Uber and Lyft completely withdrew, but capitalism didn't. To the contrary, capitalism routed around the lack of Uber and Lyft, by spawning a (poor) alternative.


Sure there are some things you can't legislate, but this isn't one of them.

Uber and Lyft simply don't want to do this because it threatens their profit margins. It makes just as much sense to blame the companies for this situation.


> Uber and Lyft simply don't want to do this because it threatens their profit margins.

You do understand how silly that sounds right? They want to protect their profit margins because... they're businesses! Uber and Lyft both said beforehand that they'd leave if they were forced abide by the silly measures put in place by the Austin silly council, so no, it does not make sense to blame them.


Yes, it does.

Many nations have the reasonable law "Anyone has the right to property, given that the property is only used for the benefit of society as a whole".

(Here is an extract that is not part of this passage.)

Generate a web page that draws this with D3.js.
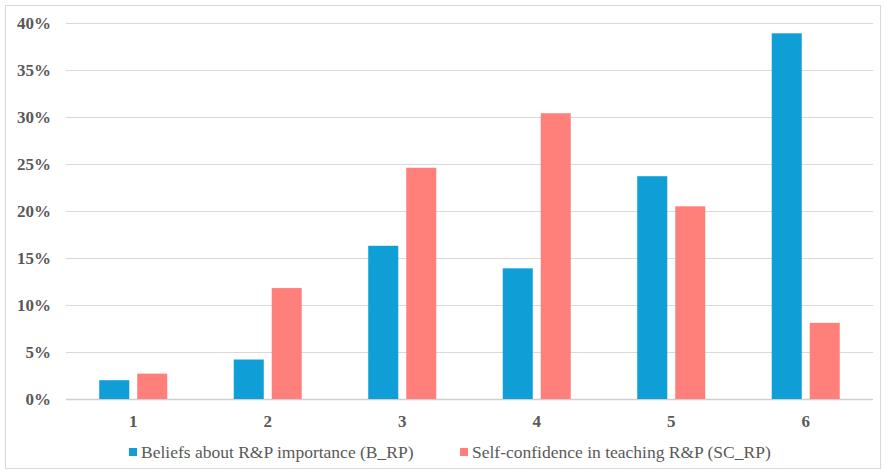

Looking at it from that perspective, Uber trying to get a monopoly by avoiding full insurance, by using predatory pricing, etc, is very bad.

For the customer, the ideal would be a hundred seperate taxi companies, independent.

But all providing a simple web API to book, and then others could create webinterfaces and apps to interact with those APIs. Similar to taxi.eu or mytaxi.


What would be the use case for something this?